A decision on which site to pursue will be made within the coming months, said Vinick.
‘Perhaps sooner than that,’ he said.
Once a site is chosen the Whale Sanctuary Project will go through the province’s aquaculture regulatory process to get approval for a half-kilometre lease at one of the sites.
That process will require further rounds of public consultation on top of the six community meetings the group has already held in Sheet Harbour and four in Sherbrooke.
The goal remains, said Vinick, to have the facility built and have whales in it by the end of 2021.
The estimated capital cost for the netted half-kilometre enclosure, veterinary care building, lodging for staff and interpretive centre is $12 million to $15 million. Annual operating costs are expected to be around $2.5 million.

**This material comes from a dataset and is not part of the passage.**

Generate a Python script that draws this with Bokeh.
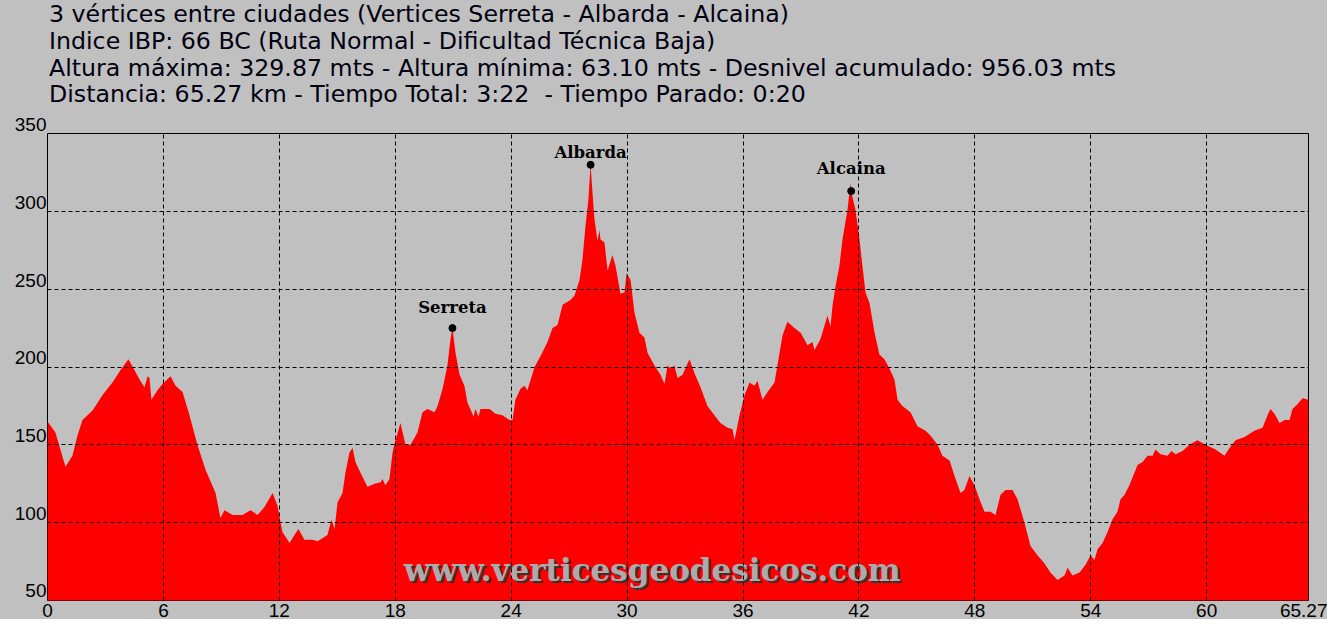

The Whale Sanctuary Project plans to cover all costs of the project through fundraising.
The site located between two islands in Mushaboom is known locally as the Gates.
It is physically preferable because outlying islands provide it with greater protection from storms, it is deeper and would require less netting.
“Though the Port Hilford site, given different ways of configuring it, would still work quite well,” said Vinick.
There has been more local opposition to the Mushaboom site. There are signs reading Save the Gates in a few driveways and a Facebook group opposed to the idea has 218 members.
Those in opposition point to the use of the Gates by fishermen and recreational boaters to transit between two harbours and their concerns about disrupting their quiet
The Whale Sanctuary Project has adjusted the design of its proposed facility to allow boats to still transit through the passage.
Support appears to be wider in the Sherbrooke area.
“We had 1,200 people come through and I can’t think of a single negative comment,” said Stephen Fleming of the beluga whale-themed displays at the Sherbrooke Historic Village’s Old Fashioned Christmas event.
They had Santa Claus in a scuba diving suit with a submarine pulled by eight seahorses.
There was a beluga whale-themed Night Before Christmas reading and colouring for children.
“The familiarity with beluga whales here goes back to Wilma,” said Flemming.
Wilma was a beluga whale who moved into Chedabucto Bay a few decades ago, drawing visitors from all over.